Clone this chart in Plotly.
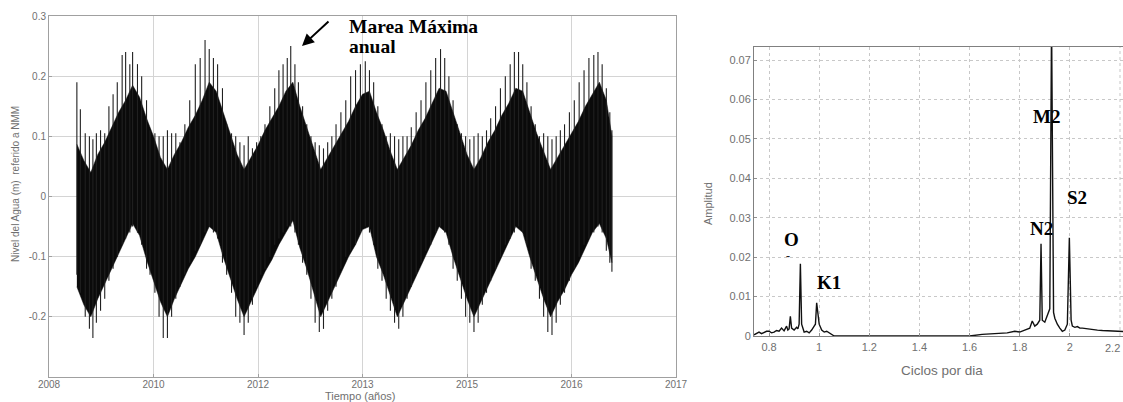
import plotly.graph_objects as go

# ---------------- Left panel: water level time series ----------------
t_core = [2008.40, 2008.50, 2008.60, 2008.70, 2008.80, 2008.90, 2009.00, 2009.10, 2009.20, 2009.30,
          2009.40, 2009.50, 2009.60, 2009.70, 2009.80, 2009.90, 2010.00, 2010.10, 2010.20, 2010.30,
          2010.40, 2010.50, 2010.60, 2010.70, 2010.80, 2010.90, 2011.00, 2011.10, 2011.20, 2011.30,
          2011.40, 2011.50, 2011.60, 2011.70, 2011.80, 2011.90, 2012.00, 2012.10, 2012.20, 2012.30,
          2012.40, 2012.50, 2012.60, 2012.70, 2012.80, 2012.90, 2013.00, 2013.10, 2013.20, 2013.30,
          2013.40, 2013.50, 2013.60, 2013.70, 2013.80, 2013.90, 2014.00, 2014.10, 2014.20, 2014.30,
          2014.40, 2014.50, 2014.60, 2014.70, 2014.80, 2014.90, 2015.00, 2015.10, 2015.20, 2015.30,
          2015.40, 2015.50, 2015.60, 2015.70, 2015.80, 2015.90, 2016.00, 2016.08]
core_hi = [0.087, 0.060, 0.040, 0.070, 0.090, 0.115, 0.140, 0.160, 0.185, 0.165,
           0.130, 0.100, 0.065, 0.045, 0.070, 0.090, 0.115, 0.135, 0.160, 0.190,
           0.175, 0.140, 0.105, 0.070, 0.045, 0.065, 0.085, 0.110, 0.130, 0.150,
           0.175, 0.190, 0.150, 0.115, 0.080, 0.045, 0.065, 0.085, 0.105, 0.125,
           0.150, 0.170, 0.175, 0.140, 0.110, 0.075, 0.045, 0.065, 0.085, 0.110,
           0.130, 0.155, 0.180, 0.175, 0.140, 0.105, 0.070, 0.045, 0.065, 0.090,
           0.110, 0.135, 0.155, 0.180, 0.175, 0.140, 0.105, 0.075, 0.045, 0.065,
           0.085, 0.105, 0.125, 0.150, 0.170, 0.190, 0.160, 0.100]
core_lo = [-0.150, -0.180, -0.200, -0.170, -0.145, -0.120, -0.095, -0.070, -0.045, -0.065,
           -0.105, -0.140, -0.175, -0.200, -0.170, -0.145, -0.120, -0.100, -0.075, -0.050,
           -0.060, -0.100, -0.135, -0.170, -0.200, -0.175, -0.150, -0.125, -0.105, -0.080,
           -0.060, -0.040, -0.085, -0.120, -0.160, -0.200, -0.175, -0.150, -0.125, -0.100,
           -0.080, -0.055, -0.050, -0.100, -0.130, -0.165, -0.200, -0.175, -0.150, -0.125,
           -0.100, -0.075, -0.050, -0.060, -0.100, -0.135, -0.170, -0.200, -0.175, -0.150,
           -0.125, -0.100, -0.075, -0.050, -0.060, -0.100, -0.135, -0.170, -0.200, -0.175,
           -0.155, -0.130, -0.110, -0.085, -0.060, -0.045, -0.070, -0.110]

spike_t = [2008.40, 2008.45, 2008.52, 2008.58, 2008.63, 2008.68, 2008.74, 2008.80, 2008.86, 2008.92, 2008.98,
           2009.05, 2009.10, 2009.16, 2009.20, 2009.27, 2009.33, 2009.40, 2009.45, 2009.52, 2009.58, 2009.64,
           2009.70, 2009.76, 2009.82, 2009.88, 2009.95, 2010.02, 2010.10, 2010.17, 2010.24, 2010.30, 2010.36,
           2010.42, 2010.49, 2010.55, 2010.62, 2010.68, 2010.74, 2010.80, 2010.86, 2010.92, 2010.98, 2011.04,
           2011.10, 2011.17, 2011.24, 2011.30, 2011.36, 2011.42, 2011.47, 2011.53, 2011.58, 2011.64, 2011.70,
           2011.76, 2011.82, 2011.88, 2011.94, 2012.00, 2012.06, 2012.12, 2012.19, 2012.26, 2012.33, 2012.40,
           2012.47, 2012.54, 2012.60, 2012.66, 2012.72, 2012.78, 2012.84, 2012.90, 2012.96, 2013.02, 2013.08,
           2013.14, 2013.20, 2013.27, 2013.34, 2013.41, 2013.48, 2013.55, 2013.62, 2013.68, 2013.74, 2013.80,
           2013.86, 2013.92, 2013.98, 2014.04, 2014.10, 2014.16, 2014.22, 2014.28, 2014.34, 2014.41, 2014.48,
           2014.55, 2014.62, 2014.68, 2014.74, 2014.80, 2014.86, 2014.92, 2014.98, 2015.04, 2015.10, 2015.16,
           2015.22, 2015.28, 2015.34, 2015.40, 2015.47, 2015.54, 2015.61, 2015.68, 2015.75, 2015.82, 2015.88,
           2015.94, 2016.00, 2016.05, 2016.08]
spike_hi = [0.190, 0.145, 0.105, 0.100, 0.095, 0.105, 0.110, 0.105, 0.150, 0.170, 0.190,
            0.235, 0.240, 0.220, 0.240, 0.220, 0.200, 0.160, 0.110, 0.105, 0.100, 0.100,
            0.110, 0.105, 0.105, 0.090, 0.120, 0.160, 0.220, 0.230, 0.260, 0.245, 0.230,
            0.220, 0.180, 0.120, 0.105, 0.100, 0.090, 0.085, 0.100, 0.080, 0.090, 0.100,
            0.120, 0.150, 0.180, 0.210, 0.220, 0.230, 0.250, 0.220, 0.190, 0.150, 0.120,
            0.100, 0.090, 0.085, 0.080, 0.090, 0.100, 0.120, 0.140, 0.160, 0.200, 0.210,
            0.220, 0.225, 0.210, 0.190, 0.150, 0.120, 0.100, 0.105, 0.100, 0.095, 0.100,
            0.100, 0.115, 0.140, 0.160, 0.190, 0.210, 0.230, 0.245, 0.230, 0.200, 0.160,
            0.120, 0.105, 0.100, 0.095, 0.100, 0.105, 0.100, 0.110, 0.130, 0.150, 0.180,
            0.200, 0.220, 0.240, 0.240, 0.220, 0.190, 0.150, 0.120, 0.100, 0.105, 0.100,
            0.095, 0.100, 0.110, 0.120, 0.140, 0.160, 0.190, 0.210, 0.230, 0.235, 0.240,
            0.220, 0.180, 0.140, 0.110]
spike_lo = [-0.130, -0.160, -0.200, -0.220, -0.235, -0.210, -0.190, -0.170, -0.140, -0.120, -0.100,
            -0.080, -0.070, -0.060, -0.050, -0.060, -0.080, -0.120, -0.130, -0.160, -0.200, -0.235,
            -0.235, -0.200, -0.170, -0.150, -0.130, -0.110, -0.090, -0.080, -0.060, -0.050, -0.060,
            -0.070, -0.110, -0.130, -0.160, -0.200, -0.210, -0.230, -0.210, -0.180, -0.150, -0.130,
            -0.120, -0.100, -0.080, -0.070, -0.060, -0.050, -0.050, -0.060, -0.080, -0.110, -0.130,
            -0.170, -0.210, -0.225, -0.220, -0.190, -0.170, -0.150, -0.120, -0.100, -0.090, -0.080,
            -0.060, -0.050, -0.060, -0.080, -0.120, -0.140, -0.170, -0.190, -0.210, -0.220, -0.200,
            -0.170, -0.150, -0.130, -0.110, -0.090, -0.080, -0.060, -0.050, -0.060, -0.080, -0.120,
            -0.140, -0.170, -0.200, -0.210, -0.225, -0.210, -0.180, -0.160, -0.140, -0.120, -0.100,
            -0.080, -0.070, -0.060, -0.050, -0.060, -0.080, -0.120, -0.140, -0.170, -0.200, -0.225,
            -0.230, -0.210, -0.180, -0.160, -0.140, -0.120, -0.100, -0.080, -0.070, -0.060, -0.050,
            -0.060, -0.090, -0.110, -0.125]

left_xticks = [2008.0, 2009.5, 2011.0, 2012.5, 2014.0, 2015.5, 2017.0]
left_xticklabels = ["2008", "2010", "2012", "2013", "2015", "2016", "2017"]
left_yticks = [0.3, 0.2, 0.1, 0.0, -0.1, -0.2]
left_yticklabels = ["0.3", "0.2", "0.1", "0", "-0.1", "-0.2"]

# ---------------- Right panel: amplitude spectrum ----------------
freq = [0.74, 0.75, 0.76, 0.77, 0.78, 0.79, 0.80, 0.81, 0.82, 0.83, 0.84, 0.85, 0.86, 0.87, 0.875, 0.88,
        0.885, 0.89, 0.90, 0.91, 0.915, 0.92, 0.925, 0.93, 0.94, 0.95, 0.96, 0.97, 0.98, 0.985, 0.99,
        0.995, 1.00, 1.01, 1.02, 1.03, 1.04, 1.05, 1.06, 1.60, 1.65, 1.70, 1.75, 1.78, 1.80, 1.82, 1.84,
        1.85, 1.86, 1.87, 1.88, 1.885, 1.89, 1.90, 1.91, 1.92, 1.927, 1.935, 1.94, 1.95, 1.96, 1.97,
        1.98, 1.99, 1.998, 2.005, 2.01, 2.02, 2.03, 2.04, 2.05, 2.07, 2.09, 2.11, 2.13, 2.15, 2.18, 2.22]
amp = [0.0003, 0.0007, 0.0010, 0.0006, 0.0010, 0.0012, 0.0012, 0.0008, 0.0010, 0.0014, 0.0012, 0.0020,
       0.0013, 0.0025, 0.0015, 0.0018, 0.0050, 0.0020, 0.0015, 0.0022, 0.0018, 0.0030, 0.0183, 0.0030,
       0.0010, 0.0012, 0.0008, 0.0015, 0.0025, 0.0030, 0.0084, 0.0050, 0.0030, 0.0015, 0.0010, 0.0012,
       0.0008, 0.0003, 0.0000, 0.0000, 0.0004, 0.0006, 0.0008, 0.0012, 0.0010, 0.0015, 0.0020, 0.0038,
       0.0025, 0.0030, 0.0040, 0.0234, 0.0040, 0.0035, 0.0055, 0.0069, 0.0800, 0.0060, 0.0045, 0.0030,
       0.0020, 0.0012, 0.0015, 0.0030, 0.0249, 0.0040, 0.0025, 0.0022, 0.0024, 0.0020, 0.0020, 0.0018,
       0.0017, 0.0015, 0.0014, 0.0013, 0.0012, 0.0011]

right_xticks = [0.8, 1.0, 1.2, 1.4, 1.6, 1.8, 2.0]
right_xticklabels = ["0.8", "1", "1.2", "1.4", "1.6", "1.8", "2"]
right_yticks = [0, 0.01, 0.02, 0.03, 0.04, 0.05, 0.06, 0.07]
right_yticklabels = ["0", "0.01", "0.02", "0.03", "0.04", "0.05", "0.06", "0.07"]

peak_labels = ["O", "K1", "N2", "M2", "S2"]
peak_label_x = [0.888, 1.04, 1.886, 1.906, 2.03]
peak_label_y = [0.0246, 0.0136, 0.0273, 0.0556, 0.0352]

W, H = 1123, 402

fig = go.Figure()

# core band
fig.add_trace(go.Scatter(
    x=t_core + t_core[::-1], y=core_hi + core_lo[::-1],
    fill="toself", fillcolor="#0a0a0a", line=dict(width=0.5, color="#0a0a0a"),
    mode="lines", xaxis="x", yaxis="y", hoverinfo="skip", showlegend=False))

# spikes
sx, sy = [], []
for t, hi, lo in zip(spike_t, spike_hi, spike_lo):
    sx += [t, t, None]
    sy += [lo, hi, None]
fig.add_trace(go.Scatter(x=sx, y=sy, mode="lines", line=dict(width=1.1, color="#202020"),
                         xaxis="x", yaxis="y", hoverinfo="skip", showlegend=False))

# spectrum
fig.add_trace(go.Scatter(x=freq, y=amp, mode="lines", line=dict(width=1.4, color="#111111"),
                         xaxis="x2", yaxis="y2", showlegend=False))

grey = "#707070"
tickfont_l = dict(family="Liberation Sans, Arial", size=10, color=grey)
tickfont_r = dict(family="Liberation Sans, Arial", size=11, color=grey)

fig.update_layout(
    width=W, height=H, margin=dict(l=0, r=0, t=0, b=0),
    paper_bgcolor="white", plot_bgcolor="white",
    xaxis=dict(domain=[49 / W, 676 / W], range=[2008, 2017], tickvals=left_xticks,
               ticktext=left_xticklabels, showgrid=True, gridcolor="#d4d4d4", gridwidth=1,
               showline=True, linecolor="#a0a0a0", mirror=True, zeroline=False,
               ticks="inside", ticklen=3, tickcolor="#a0a0a0", tickfont=tickfont_l,
               ticklabelstandoff=-2, automargin=False),
    yaxis=dict(domain=[1 - 377 / H, 1 - 16 / H], range=[-0.3, 0.3], tickvals=left_yticks,
               ticktext=left_yticklabels, showgrid=True, gridcolor="#d4d4d4", gridwidth=1,
               showline=True, linecolor="#a0a0a0", mirror=True, zeroline=False,
               ticks="inside", ticklen=3, tickcolor="#a0a0a0", tickfont=tickfont_l,
               automargin=False),
    xaxis2=dict(domain=[754 / W, 1.0], range=[0.74, 2.212], tickvals=right_xticks,
                ticktext=right_xticklabels, showgrid=True, gridcolor="#c8c8c8", griddash="dot",
                showline=True, linecolor="#808080", mirror=True, zeroline=False,
                ticks="inside", ticklen=3, tickcolor="#909090", tickfont=tickfont_r,
                ticklabelstandoff=1, anchor="y2", automargin=False),
    yaxis2=dict(domain=[1 - 336 / H, 1 - 47 / H], range=[0, 0.0733], tickvals=right_yticks,
                ticktext=right_yticklabels, showgrid=True, gridcolor="#c8c8c8", griddash="dot",
                showline=True, linecolor="#808080", mirror=True, zeroline=False,
                ticks="inside", ticklen=3, tickcolor="#909090", tickfont=tickfont_r,
                anchor="x2", automargin=False),
)

# extra vertical grid line at 2.2
fig.add_shape(type="line", xref="x2", yref="y2", x0=2.2, x1=2.2, y0=0, y1=0.0733,
              line=dict(color="#c8c8c8", width=1, dash="dot"), layer="below")


def pa(px, py, text, font, **kw):
    d = dict(text=text, xref="paper", yref="paper", x=px / W, y=1 - py / H,
             xanchor="center", yanchor="middle", showarrow=False, font=font)
    d.update(kw)
    return d


sans = "Liberation Sans, Arial"
serif = "Liberation Serif, Times New Roman"
ann = []
ann.append(pa(15, 184, "Nivel del Agua (m)  referido a NMM", dict(family=sans, size=10, color=grey),
              textangle=-90))
ann.append(pa(360, 396, "Tiempo (años)", dict(family=sans, size=11, color=grey)))
ann.append(pa(1122, 348, "2.2", tickfont_r, xanchor="right"))
ann.append(pa(708, 203, "Amplitud", dict(family=sans, size=11, color=grey), textangle=-90))
ann.append(pa(942, 370, "Ciclos por dia", dict(family=sans, size=13.5, color=grey)))
# main annotation
ann.append(pa(347, 27, "<b>Marea Máxima</b>", dict(family=serif, size=19.5, color="black"),
              xanchor="left"))
ann.append(pa(347, 46, "<b>anual</b>", dict(family=serif, size=19.5, color="black"),
              xanchor="left"))
ann.append(dict(text="", xref="paper", yref="paper", x=302 / W, y=1 - 46 / H,
                ax=28, ay=-26, showarrow=True, arrowhead=2, arrowsize=1.2, arrowwidth=2,
                arrowcolor="black"))
# peak labels
for lab, lx, ly in zip(peak_labels, peak_label_x, peak_label_y):
    ann.append(dict(text="<b>%s</b>" % lab, xref="x2", yref="y2", x=lx, y=ly, showarrow=False,
                    xanchor="center", yanchor="middle",
                    font=dict(family=serif, size=19, color="black")))
# small mark under the "O" label
ann.append(pa(788, 256, "<b>-</b>", dict(family=serif, size=12, color="#222222")))
fig.update_layout(annotations=ann)

fig.write_html("out.html", config={"displayModeBar": False},
               post_script="document.body.style.margin='0';document.body.style.overflow='hidden';")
------------------------------
• SHORT PROBLEM: Leave out the pictures and repeat exactly the lines from the start of the material through the line that contains "-0.155, -0.130, -0.110, -0.085, -0.060, -0.045, -0.070, -0.110]", both included.

• TASK RESPONSE:
Clone this chart in Plotly.
import plotly.graph_objects as go

# ---------------- Left panel: water level time series ----------------
t_core = [2008.40, 2008.50, 2008.60, 2008.70, 2008.80, 2008.90, 2009.00, 2009.10, 2009.20, 2009.30,
          2009.40, 2009.50, 2009.60, 2009.70, 2009.80, 2009.90, 2010.00, 2010.10, 2010.20, 2010.30,
          2010.40, 2010.50, 2010.60, 2010.70, 2010.80, 2010.90, 2011.00, 2011.10, 2011.20, 2011.30,
          2011.40, 2011.50, 2011.60, 2011.70, 2011.80, 2011.90, 2012.00, 2012.10, 2012.20, 2012.30,
          2012.40, 2012.50, 2012.60, 2012.70, 2012.80, 2012.90, 2013.00, 2013.10, 2013.20, 2013.30,
          2013.40, 2013.50, 2013.60, 2013.70, 2013.80, 2013.90, 2014.00, 2014.10, 2014.20, 2014.30,
          2014.40, 2014.50, 2014.60, 2014.70, 2014.80, 2014.90, 2015.00, 2015.10, 2015.20, 2015.30,
          2015.40, 2015.50, 2015.60, 2015.70, 2015.80, 2015.90, 2016.00, 2016.08]
core_hi = [0.087, 0.060, 0.040, 0.070, 0.090, 0.115, 0.140, 0.160, 0.185, 0.165,
           0.130, 0.100, 0.065, 0.045, 0.070, 0.090, 0.115, 0.135, 0.160, 0.190,
           0.175, 0.140, 0.105, 0.070, 0.045, 0.065, 0.085, 0.110, 0.130, 0.150,
           0.175, 0.190, 0.150, 0.115, 0.080, 0.045, 0.065, 0.085, 0.105, 0.125,
           0.150, 0.170, 0.175, 0.140, 0.110, 0.075, 0.045, 0.065, 0.085, 0.110,
           0.130, 0.155, 0.180, 0.175, 0.140, 0.105, 0.070, 0.045, 0.065, 0.090,
           0.110, 0.135, 0.155, 0.180, 0.175, 0.140, 0.105, 0.075, 0.045, 0.065,
           0.085, 0.105, 0.125, 0.150, 0.170, 0.190, 0.160, 0.100]
core_lo = [-0.150, -0.180, -0.200, -0.170, -0.145, -0.120, -0.095, -0.070, -0.045, -0.065,
           -0.105, -0.140, -0.175, -0.200, -0.170, -0.145, -0.120, -0.100, -0.075, -0.050,
           -0.060, -0.100, -0.135, -0.170, -0.200, -0.175, -0.150, -0.125, -0.105, -0.080,
           -0.060, -0.040, -0.085, -0.120, -0.160, -0.200, -0.175, -0.150, -0.125, -0.100,
           -0.080, -0.055, -0.050, -0.100, -0.130, -0.165, -0.200, -0.175, -0.150, -0.125,
           -0.100, -0.075, -0.050, -0.060, -0.100, -0.135, -0.170, -0.200, -0.175, -0.150,
           -0.125, -0.100, -0.075, -0.050, -0.060, -0.100, -0.135, -0.170, -0.200, -0.175,
           -0.155, -0.130, -0.110, -0.085, -0.060, -0.045, -0.070, -0.110]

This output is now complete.